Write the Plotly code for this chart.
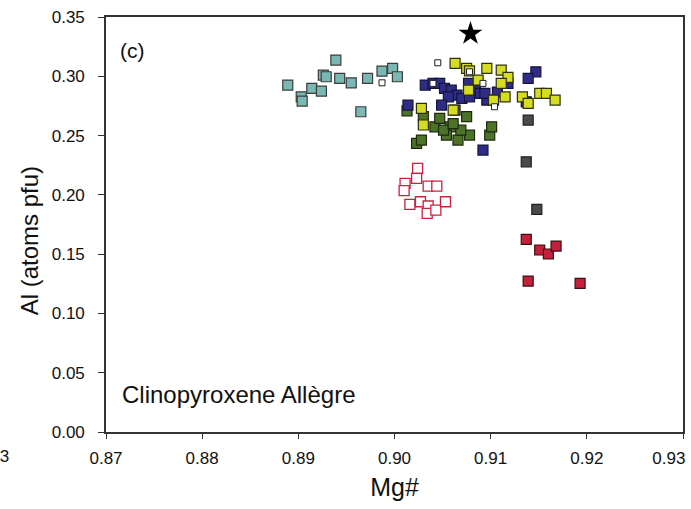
import plotly.graph_objects as go

# ---- data (Mg#, Al atoms pfu) ----
cyan_x = [0.8889, 0.8939, 0.8926, 0.8929, 0.8943, 0.8955, 0.8914, 0.8924, 0.8903, 0.8904,
          0.8972, 0.8987, 0.8998, 0.9003, 0.8965]
cyan_y = [0.2926, 0.3137, 0.3010, 0.2996, 0.2982, 0.2945, 0.2898, 0.2875, 0.2827, 0.2791,
          0.2982, 0.3044, 0.3067, 0.2996, 0.2701]

olive_x = [0.9013, 0.9030, 0.9042, 0.9047, 0.9063, 0.9075, 0.9058, 0.9054, 0.9066, 0.9078,
           0.9099, 0.9101, 0.9023, 0.9028, 0.9051, 0.9069, 0.9061]
olive_y = [0.2709, 0.2659, 0.2574, 0.2645, 0.2715, 0.2659, 0.2574, 0.2504, 0.2462, 0.2504,
           0.2504, 0.2574, 0.2434, 0.2462, 0.2546, 0.2546, 0.2600]

navy_x = [0.9032, 0.9040, 0.9047, 0.9052, 0.9059, 0.9065, 0.9070, 0.9078, 0.9084, 0.9089,
          0.9096, 0.9056, 0.9014, 0.9049, 0.9077, 0.9147, 0.9139, 0.9137, 0.9118, 0.9094,
          0.9092, 0.9107]
navy_y = [0.2926, 0.2940, 0.2940, 0.2898, 0.2884, 0.2841, 0.2814, 0.2827, 0.2884, 0.2856,
          0.2799, 0.2827, 0.2757, 0.2757, 0.2940, 0.3038, 0.2982, 0.2785, 0.2940, 0.2856,
          0.2378, 0.2867]

yellow_x = [0.9063, 0.9075, 0.9078, 0.9096, 0.9111, 0.9118, 0.9111, 0.9115, 0.9103, 0.9133,
            0.9151, 0.9158, 0.9167, 0.9139, 0.9077, 0.9061, 0.9028, 0.9030, 0.9087]
yellow_y = [0.3109, 0.3067, 0.3046, 0.3067, 0.3052, 0.2991, 0.2940, 0.2827, 0.2799, 0.2827,
            0.2856, 0.2856, 0.2799, 0.2772, 0.2884, 0.2715, 0.2729, 0.2589, 0.2968]

gray_x = [0.9139, 0.9137, 0.9148]
gray_y = [0.2631, 0.2279, 0.1878]

redopen_x = [0.9024, 0.9023, 0.9011, 0.9010, 0.9035, 0.9044, 0.9016, 0.9027, 0.9035, 0.9034,
             0.9043, 0.9053]
redopen_y = [0.2223, 0.2139, 0.2097, 0.2035, 0.2074, 0.2074, 0.1920, 0.1942, 0.1906, 0.1844,
             0.1872, 0.1942]

redfill_x = [0.9137, 0.9151, 0.9160, 0.9168, 0.9139, 0.9193]
redfill_y = [0.1625, 0.1535, 0.1501, 0.1568, 0.1273, 0.1254]

small_x = [0.8987, 0.9045, 0.9040, 0.9078, 0.9092, 0.9104]
small_y = [0.2945, 0.3114, 0.2940, 0.3038, 0.2940, 0.2743]

star_x = [0.9079]
star_y = [0.3360]

x_ticks = [0.87, 0.88, 0.89, 0.90, 0.91, 0.92, 0.93]
x_ticklabels = ["0.87", "0.88", "0.89", "0.90", "0.91", "0.92", "0.93" + "\u00a0" * 6]
y_ticks = [0.00, 0.05, 0.10, 0.15, 0.20, 0.25, 0.30, 0.35]
y_ticklabels = ["0.00", "0.05", "0.10", "0.15", "0.20", "0.25", "0.30", "0.35"]

FONT = "Liberation Sans, Arial, sans-serif"

fig = go.Figure()

def add(x, y, fill, edge, size=10, width=1.2, symbol="square"):
    fig.add_trace(go.Scatter(
        x=x, y=y, mode="markers", showlegend=False, hoverinfo="x+y", cliponaxis=False,
        marker=dict(symbol=symbol, size=size, color=fill,
                    line=dict(color=edge, width=width))))

add(cyan_x, cyan_y, "#79b8b3", "#3c3c3c")
add(olive_x, olive_y, "#4d7328", "#1e2a10")
add(navy_x, navy_y, "#2e2c86", "#15153a")
add(yellow_x, yellow_y, "#d6dc22", "#2e3010")
add(gray_x, gray_y, "#4a4a4c", "#202020")
add(redopen_x, redopen_y, "#ffffff", "#cc2040", size=10, width=1.3)
add(redfill_x, redfill_y, "#c4203c", "#3a1010")
add(small_x, small_y, "#ffffff", "#202020", size=6, width=1)
add(star_x, star_y, "#000000", "#000000", size=18, width=0, symbol="star")

fig.update_layout(
    width=691, height=509,
    margin=dict(l=106, r=8, t=17, b=77),
    paper_bgcolor="white", plot_bgcolor="white",
    font=dict(family=FONT, color="#111111", size=17),
    xaxis=dict(range=[0.8699999, 0.9300001], tickvals=x_ticks, ticktext=x_ticklabels,
               automargin=False, ticklabeloverflow="allow", ticklabelstandoff=5,
               showgrid=False, zeroline=False, showline=True, linecolor="#333333", linewidth=1.6,
               mirror=True, ticks="outside", ticklen=5, tickcolor="#333333", tickwidth=1.2,
               tickfont=dict(size=17, family=FONT),
               title=dict(text="Mg#", font=dict(size=25, family=FONT), standoff=11)),
    yaxis=dict(range=[0.0, 0.35], tickvals=y_ticks, ticktext=y_ticklabels,
               automargin=False, ticklabelstandoff=10, ticklabeloverflow="allow",
               showgrid=False, zeroline=False, showline=True, linecolor="#333333", linewidth=1.6,
               mirror=True, ticks="outside", ticklen=6, tickcolor="#333333", tickwidth=1.2,
               tickfont=dict(size=17, family=FONT)),
    annotations=[
        dict(text="Al (atoms pfu)", textangle=-90, xref="paper", yref="paper",
             x=-0.133, y=0.46, xanchor="center", yanchor="middle", showarrow=False,
             font=dict(size=24, family=FONT)),
        dict(text="(c)", xref="paper", yref="paper", x=0.02, y=0.92, xanchor="left",
             yanchor="middle", showarrow=False, font=dict(size=21, family=FONT)),
        dict(text="Clinopyroxene Allègre", xref="paper", yref="paper", x=0.024, y=0.09,
             xanchor="left", yanchor="middle", showarrow=False, font=dict(size=24, family=FONT)),
        dict(text="0.93", xref="paper", yref="paper", x=-0.165, y=-0.058, xanchor="right",
             yanchor="middle", showarrow=False, font=dict(size=17, family=FONT)),
    ],
)

fig.write_html("out.html", config={"displayModeBar": False},
               post_script="document.body.style.margin='0px';document.body.style.overflow='hidden';")
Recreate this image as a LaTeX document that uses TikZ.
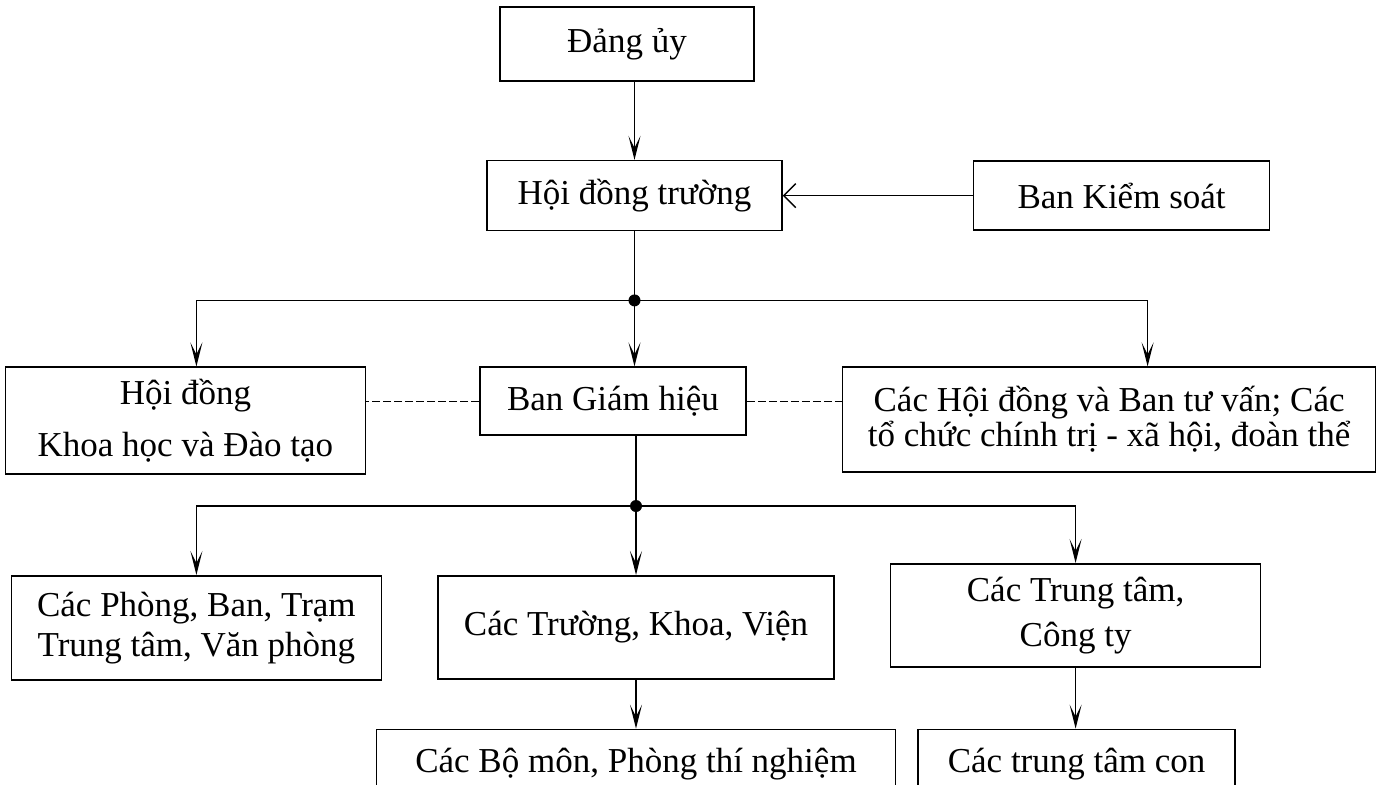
\documentclass[tikz,border=0pt]{standalone}
\usepackage{fontspec}
\setmainfont{Liberation Serif}
\usetikzlibrary{positioning, arrows.meta}

\begin{document}
\begin{tikzpicture}[x=0.5pt, y=-0.5pt,
        box/.style = {draw, black, line width=0.8pt, inner sep=0pt, align=center, font=\fontsize{17.5}{21}\selectfont},%
        arrow/.style = {-{Stealth[length=12pt, width=6pt, inset=6pt]}, line width=0.7pt},%
        sidearrow/.style = {-{Straight Barb[length=6pt, width=12pt]}, line width=0.7pt},%
        link/.style = {line width=0.7pt, dash pattern=on 4pt off 1.5pt}%
    ]%
        \useasboundingbox (0,0) rectangle (1377,784);
        \node[box, minimum width=127pt, minimum height=37pt] (dang) at (627,44) {Đảng ủy};
        \node[box, minimum width=147.5pt, minimum height=35pt, below=39pt of dang, xshift=3.75pt] (hdt) {Hội đồng trường};
        \node[box, minimum width=148pt, minimum height=34.5pt, right=95pt of hdt] (bks) {Ban Kiểm soát};
        \node[box, minimum width=133pt, minimum height=34pt, below=67.5pt of hdt, xshift=-10.75pt] (bgh) {Ban Giám hiệu};
        \node[box, minimum width=180pt, minimum height=53.5pt, left=56.5pt of bgh.north west, anchor=north east] (hdkh) {Hội đồng\\[5pt] Khoa học và Đào tạo};
        \node[box, minimum width=266.5pt, minimum height=52.5pt, right=47.5pt of bgh.north east, anchor=north west] (cachd) {Các Hội đồng và Ban tư vấn; Các\\[-3.5pt] tổ chức chính trị - xã hội, đoàn thể};
        \node[box, minimum width=198pt, minimum height=51.5pt, below=69.5pt of bgh, xshift=11.5pt] (truong) {Các Trường, Khoa, Viện};
        \node[box, minimum width=185pt, minimum height=52pt, left=27.5pt of truong.north west, anchor=north east] (phong) {Các Phòng, Ban, Trạm\\[-1pt] Trung tâm, Văn phòng};
        \node[box, minimum width=185pt, minimum height=51.5pt, right=27.5pt of truong.north east, anchor=north west, yshift=6pt] (trungtam) {Các Trung tâm,\\[1.5pt] Công ty};
        \node[box, minimum width=259.5pt, minimum height=35pt, below=24.5pt of truong] (bomon) {Các Bộ môn, Phòng thí nghiệm};
        \node[box, minimum width=158.5pt, minimum height=35pt, right=10.5pt of bomon.north east, anchor=north west] (ttcon) {Các trung tâm con};
        % junctions
        \coordinate[below=34.5pt of hdt] (j1);
        \coordinate (j2) at ([yshift=-35pt]bgh.south -| truong.north);
        % connectors
        \draw[arrow] (hdt.north |- dang.south) -- (hdt.north);
        \draw[sidearrow] (bks.west) -- (hdt.east);
        \draw[line width=0.7pt] (hdt) -- (j1);
        \draw[arrow] (j1) -| ([xshift=5.5pt]hdkh.north);
        \draw[arrow] (j1) -- (j1 |- bgh.north);
        \draw[arrow] (j1) -| ([xshift=19.25pt]cachd.north);
        \draw[link] (bgh.west) -- (bgh.west -| hdkh.east);
        \draw[link] (bgh.east) -- (bgh.east -| cachd.west);
        \draw[line width=0.7pt] (bgh.south -| j2) -- (j2);
        \draw[arrow] (j2) -| (phong.north);
        \draw[arrow] (j2) -- (truong.north);
        \draw[arrow] (j2) -| (trungtam.north);
        \draw[arrow] (truong) -- (bomon);
        \draw[arrow] (trungtam) -- (trungtam |- ttcon.north);
        \fill (j1) circle (3pt);
        \fill (j2) circle (3pt);
    \end{tikzpicture}
\end{document}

————————

Exercise: Leave out any pictures, please, and quote only the lines from the top of the data through the line that contains "import plotly.graph_objects as go".

Right answer:
Write the Plotly code for this chart.
import plotly.graph_objects as go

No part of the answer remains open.